I distinctly remembering being physically unable to look at the TV screen when Stephen Jones stepped up to take the final penalty in 2009. It remains the only time I’ve ever felt like that towards sport. I can still hear the roar of the crowd and I can only describe my actions at the final whistle as levitation. I had no control but I had jumped the height of myself. Hoping for the same on Saturday and flying over tomorrow, desperate for a ticket but ultimately there for the win. C’mon Ireland!

John Hamilton – England, United Kingdom

A Belfast exile, I’d travelled over for both home games and to Murrayfield where I persuaded my uncle, who’d been to watch the 1948 Slam, he really ought to come to Cardiff too (he was 85 at the time and is still a season-ticketholder at Ravenhill). I was actually really worried we’d blow it against Scotland as everyone seemed to be taking them for granted and it was a tight game.

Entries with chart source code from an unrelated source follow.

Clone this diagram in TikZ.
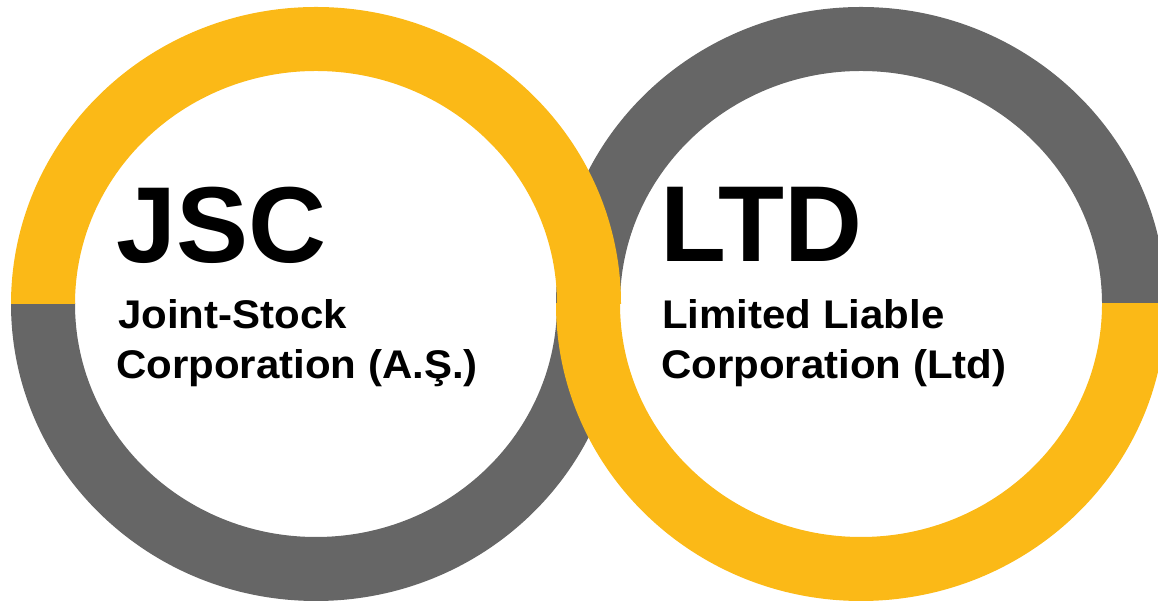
\documentclass[tikz,border=0pt]{standalone}
\usepackage{fontspec}
\setmainfont{Liberation Sans}
\newfontfamily\subfont[FakeStretch=1.05]{Liberation Sans}
\definecolor{ringyellow}{HTML}{FBB917}
\definecolor{ringgray}{HTML}{666666}
\begin{document}
\begin{tikzpicture}[x=1pt,y=1pt,
  bigtxt/.style={anchor=base west,inner sep=0pt,font=\fontsize{108}{108}\selectfont\bfseries},
  subtxt/.style={anchor=base west,inner sep=0pt,font=\subfont\fontsize{40}{40}\selectfont\bfseries}]
\useasboundingbox (0,0) rectangle (1158,601);
% ring helper: centre (cx,cy) in y-up coords
\newcommand{\myring}[3]{%
  \fill[#3,even odd rule] (#1,#2) ellipse [x radius=305,y radius=297]
                         (#1,#2) ellipse [x radius=241,y radius=233];}
% gray halves first
\begin{scope}
  \clip (0,0) rectangle (600,297);
  \myring{316}{297}{ringgray}
\end{scope}
\begin{scope}
  \clip (500,297) rectangle (1200,700);
  \myring{861}{297}{ringgray}
\end{scope}
% yellow halves on top
\begin{scope}
  \clip (0,297) rectangle (700,700);
  \myring{316}{297}{ringyellow}
\end{scope}
\begin{scope}
  \clip (500,-100) rectangle (1200,297);
  \myring{861}{297}{ringyellow}
\end{scope}
% texts (baselines from top: 263, 329, 379)
\node[bigtxt] (jsc) at (116,338) {JSC};
\node[subtxt] (jsc1) at (118,272) {Joint-Stock};
\node[subtxt] (jsc2) at (116,222) {Corporation (A.Ş.)};
\node[bigtxt] (ltd) at (660,339) {LTD};
\node[subtxt] (ltd1) at (662,272) {Limited Liable};
\node[subtxt] (ltd2) at (661,222) {Corporation (Ltd)};
\end{tikzpicture}
\end{document}
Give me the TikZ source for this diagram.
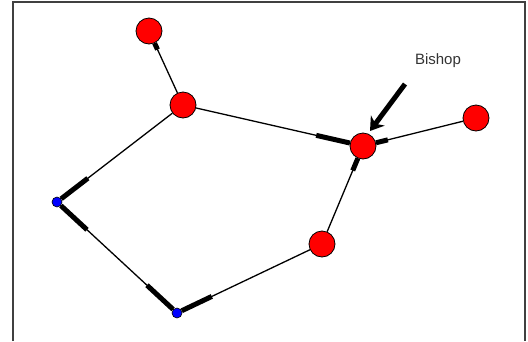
\documentclass[tikz,border=0pt]{standalone}
\usepackage{fontspec}
\setsansfont{Liberation Sans}
\usetikzlibrary{calc,arrows.meta}

\tikzset{
    bignode/.style={circle, draw=black, line width=0.8pt, fill=red, minimum size=26pt, inner sep=0pt},
    smallnode/.style={circle, draw=black, line width=0.6pt, fill=blue, minimum size=10pt, inner sep=0pt},
    link/.style={draw=black, line width=1.3pt},
    heavy/.style={draw=black, line width=5pt},
}

\begin{document}
\begin{tikzpicture}[x=1pt, y=-1pt]
    \useasboundingbox (0,0) rectangle (528,341);

    % frame, open at the bottom
    \draw[line width=2pt, draw=black!75] (13,341) -- (13,1.5) -- (524.5,1.5) -- (524.5,341);

    % Node definitions
    \node (a) at (149,31) [bignode] {};
    \node (b) at (183,105) [bignode] {};
    \node (c) at (363,146) [bignode] {};
    \node (d) at (476,118) [bignode] {};
    \node (e) at (322,244) [bignode] {};
    \node (f) at (57,202) [smallnode] {};
    \node (g) at (177,313) [smallnode] {};

    % Edge definitions
    \draw[link] (a) -- (b);
    \draw[link] (b) -- (c);
    \draw[link] (c) -- (d);
    \draw[link] (c) -- (e);
    \draw[link] (b) -- (f);
    \draw[link] (f) -- (g);
    \draw[link] (g) -- (e);

    % heavy quarter at the marked ends
    \draw[heavy] (a) -- ($(a)!0.25!(b)$);
    \draw[heavy] (c) -- ($(c)!0.26!(b)$);
    \draw[heavy] (c) -- ($(c)!0.22!(d)$);
    \draw[heavy] (c) -- ($(c)!0.25!(e)$);
    \draw[heavy] (f) -- ($(f)!0.245!(b)$);
    \draw[heavy] (f) -- ($(f)!0.25!(g)$);
    \draw[heavy] (g) -- ($(g)!0.25!(f)$);
    \draw[heavy] (g) -- ($(g)!0.24!(e)$);

    % Bishop pointer
    \node (bishop) at (438,61) [font=\sffamily\fontsize{15}{15}\selectfont, text=black!80] {Bishop};
    \coordinate (tail) at (405,84);
    \coordinate (tip) at (370,131);
    \draw[line width=5pt, -{Stealth[length=13pt, width=17pt, inset=4pt]}] (tail) -- (tip);
\end{tikzpicture}
\end{document}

Against Wales, I relaxed for a minute at 14-6, but when that last penalty was awarded to Wales I felt both numb and sick. I was at the end Jones was kicking towards and as soon as he made contact I knew it was straight: misery! When it dropped just under the bar and Geordan Murphy caught it and hoofed it into the crowd I remember hugging my long-suffering wife and slumping back into my seat, feeling utterly drained rather than elated. It felt as if I’d played every minute. It was driving home that the deep feeling of delight really set in. I dropped my uncle off and sat down at home at midnight and watched the whole thing again on TV! Even now if I watch the recording the kick always seems to be going over and it can still bring a moistness to the eye as I hear Jim Neilly’s emotion.